Таким образом, в коммунистическом государстве за двадцатиминутное опоздание на работу и за убийство трёх людей наказание одинаковое…
За горсть колосков с колхозного поля советский суд карает голодного хлебороба неизмеримо строже (многолетним заключением в лагере!), чем бандита–самодура за убийство трёх людей…
В Советском Союзе такой «правопорядок» называется: «советская законность», «правопорядок социалистического гуманизма»…
Право на жизнь и «право на смерть»…
При таком «социалистическом правопорядке» основная масса колхозников уже от самого рождения приговорена к медленной голодной смерти — в колхозе.
Другие, в более позднем возрасте, приговариваются к ускоренной смерти — в лагерях.
А все вынуждены ещё видеть над своей головой Дамоклов меч моментальной насильственной смерти, ожидая её каждый день от любого, даже самого маленького, разбойника–самодура.
Установивши в стране режим неслыханного террора и организовавши экономическую систему невиданного голода, раздавая только избранным «ордера на жизнь» и на «хлебные должности» в коммунистическом государстве, — кремлёвские владыки создали для себя главную опору: партию коммунистического чиновничества, армию опричников большевистского правительства.
Коммунистические чиновники, владея неограниченной властью и монопольно распоряжаясь государственным имуществом в стране голода и террора, приобретают, таким образом, не только «право на жизнь», но и «право на смерть». Это — «право на чужую смерть», право на убийство, открытое или замаскированное.
Применяя по отношению к беспартийной массе колхозников три категории смерти — моментальную, ускоренную или медленную, — они осуществляют это своё чудовищное «право» и терроризируют колхозников.
Терроризируя колхозников, коммунисты добиваются от них строгого выполнения тех задач, которые большевистское правительство ставит перед земледельцами:
— Работать на колхозной барщине без отлынивания!
— Выплачивать государству огромные налоги и займы, отдавать ему все, до последнего куска хлеба!
— Соблюдать большевистское «табу», то есть абсолютную неприкосновенность социалистической собственности, колхозных и государственных (общепартийных) фондов!

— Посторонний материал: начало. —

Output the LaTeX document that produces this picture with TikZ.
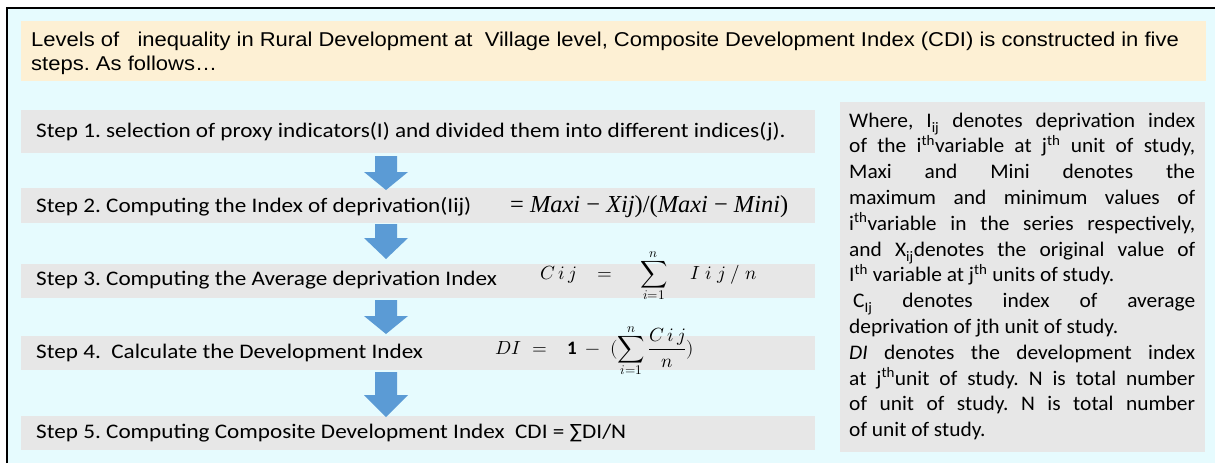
\documentclass[tikz,border=0pt]{standalone}
\usepackage{fontspec}
\usepackage{unicode-math}
\setmainfont{Carlito}
\newfontfamily\hdrfont[FakeStretch=1.1]{Liberation Sans}
\newfontfamily\stepfont[FakeStretch=1.12]{Carlito}
\newfontfamily\notefont[FakeStretch=1.035]{Carlito}
\newfontfamily\serifmath{Liberation Serif}
\definecolor{bgcyan}{RGB}{230,251,254}
\definecolor{hdrbeige}{RGB}{253,240,212}
\definecolor{stepgrey}{RGB}{231,231,231}
\definecolor{arrowblue}{RGB}{91,155,213}
\newcommand\bluedownarrow[4]{\fill[arrowblue] (#1-11,#2) -- (#1+11,#2) -- (#1+11,#3) -- (#1+22,#3) -- (#1,#4) -- (#1-22,#3) -- (#1-11,#3) -- cycle;}
\frenchspacing
\begin{document}
\begin{tikzpicture}[x=1pt,y=-1pt,
  panel/.style={fill=stepgrey, draw=none, inner sep=0, anchor=north west},
  steptext/.style={anchor=base west, inner sep=0, font=\stepfont\fontsize{20.7}{24}\selectfont},
  mathtext/.style={anchor=base west, inner sep=0}]
\useasboundingbox (0,0) rectangle (1215,463);
\fill[white] (0,0) rectangle (1215,463);
\fill[bgcyan] (7,8) rectangle (1215,463);
\draw[line width=2.5pt] (7,463) -- (7,8) -- (1215,8);

% header
\node[panel, fill=hdrbeige, minimum width=1185pt, minimum height=60pt] (hdr) at (21,21) {};
\node[anchor=base west, inner sep=0] (hdrtext) at (31,46) {\parbox[t]{1170pt}{\hdrfont\fontsize{20}{24}\selectfont
Levels of\ \ \ inequality in Rural Development at\ \ Village level, Composite Development Index (CDI) is constructed in five\\
steps. As follows\ldots}};

% step boxes
\node[panel, minimum width=794pt, minimum height=43pt] (s1) at (21,110) {};
\node[panel, minimum width=794pt, minimum height=35pt] (s2) at (21,188) {};
\node[panel, minimum width=794pt, minimum height=34pt] (s3) at (21,264) {};
\node[panel, minimum width=794pt, minimum height=34pt] (s4) at (21,336) {};
\node[panel, minimum width=794pt, minimum height=34pt] (s5) at (21,416) {};

\node[steptext] (t1) at (36,137) {Step 1. selection of proxy indicators(I) and divided them into different indices(j).};
\node[steptext] (t2) at (36,212) {Step 2. Computing the Index of deprivation(Iij)};
\node[mathtext] (m2) at (510,212) {\resizebox{278pt}{!}{\serifmath\fontsize{21}{24}\selectfont = \textit{Maxi} − \textit{Xij})/(\textit{Maxi} − \textit{Mini})}};
\node[steptext] (t3) at (36,285) {Step 3. Computing the Average deprivation Index};
\node[mathtext] (m3) at (540,279) {\fontsize{19}{22}\selectfont
  \makebox[57pt][l]{$C\,i\,j$}\makebox[43pt][l]{$=$}\makebox[50pt][l]{$\displaystyle\sum_{i=1}^{n}$}$I\;i\;j\;/\;n$};
\node[steptext] (t4) at (36,358) {Step 4.\ \ Calculate the Development Index};
\node[mathtext] (m4) at (495,354) {\fontsize{19}{22}\selectfont
  \makebox[37pt][l]{$DI$}\makebox[35pt][l]{$=$}\makebox[18pt][l]{$\mathbf{1}$}\makebox[25pt][l]{$-$}$\displaystyle(\sum_{i=1}^{n}\frac{C\,i\,j}{n})$};
\node[steptext] (t5) at (36,438) {Step 5. Computing Composite Development Index\ \ CDI = ∑DI/N};

% arrows
\bluedownarrow{386}{156}{172}{190}
\bluedownarrow{386}{224}{238}{259}
\bluedownarrow{386}{300}{316}{334}
\bluedownarrow{386}{372}{395}{417}

% note box
\node[panel, minimum width=365pt, minimum height=350pt] (note) at (840,102) {};
\node[anchor=base west, inner sep=0] (notetext) at (849,127) {\parbox[t]{346pt}{\notefont\fontsize{20.7}{25.8}\selectfont
Where, I\textsubscript{ij} denotes deprivation index\linebreak
of the i\textsuperscript{th}variable at j\textsuperscript{th} unit of study,\linebreak
Maxi and Mini denotes the\linebreak
maximum and minimum values of\linebreak
i\textsuperscript{th}variable in the series respectively,\linebreak
and X\textsubscript{ij}denotes the original value of\linebreak
I\textsuperscript{th} variable at j\textsuperscript{th} units of study.\\
\hspace*{4pt}C\textsubscript{Ij} denotes index of average\linebreak
deprivation of jth unit of study.\\
\textit{DI} denotes the development index\linebreak
at j\textsuperscript{th}unit of study. N is total number\linebreak
of unit of study. N is total number\linebreak
of unit of study.}};
\end{tikzpicture}
\end{document}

Но прежде всего коммунисты с беспощадной жестокостью добиваются от населения повиновения большевистскому государству и его чиновникам. Они требуют от народа повиновения злейшему его врагу — коммунистической партии, советскому антинародному правительству.
Причём, всеми мерами добиваются от населения абсолютного, беспрекословного повиновения: без единого слова возражения, протеста или критики. Вырвавшийся вздох («ой, тяжело живётся!») коммунистические тираны считают политическим протестом, неугодное сновидение — нетерпимой критикой…
Раболепие, молчание, послушание, угодничество — возводится во всеобщий абсолютный закон социалистического строя, ставится во главе «советских добродетелей».
Немая жизнь и рыбья смерть…
Богатейшую, красочную речь русского народа большевистские унтеры Пришибеевы стараются свести к убогому советскому словарю, кратчайшему в мире: «приветствуем мудрого», «выполним на сто!»… Коммунистические Держиморды стремятся превратить говорливую деревню в немую.
Советские Юпитеры расценивают свободное правдивое слово, как своего злейшего врага. Они знают свою неправоту и боятся правдивого слова. Справедливое слово приводит к единодушию и к организованным действиям. Инакомыслие, критическое слово — признаки потенциального, «несдавшегося» врага. А «если враг не сдаётся — его надо уничтожить», — таков закон террористического большевистского государства.
И поэтому постоянные приказы из центра: о «большевистской бдительности», о партийно–комсомольском шпионаже. Указы и приказы: «Тащить и не пущать!..» Коммунистические руководители хотят выловить каждое справедливое, критическое слово и задушить его, вместе с его носителем.
Так коммунистические Пришибеевы устанавливают в колхозной деревне рыбье молчание, могильный правопорядок, режим смерти, Каинов режим.
Даже умирать колхозники вынуждены молча, без протеста, по-рыбьи…
Умирать — и не сметь шагу ступить для своего спасения…
Умирать — и не сметь пальцем пошевелить для своей защиты…
Умирать — и не проронить слова протеста, не вздохнуть громко…
— Не пищать, даже умирая!.. — таков краеугольный камень могильно–большевистского правопорядка, коммунистической тирании.
Не владея самым элементарным правом — на жизнь, — колхозники зато владеют всей полнотой «права на смерть»…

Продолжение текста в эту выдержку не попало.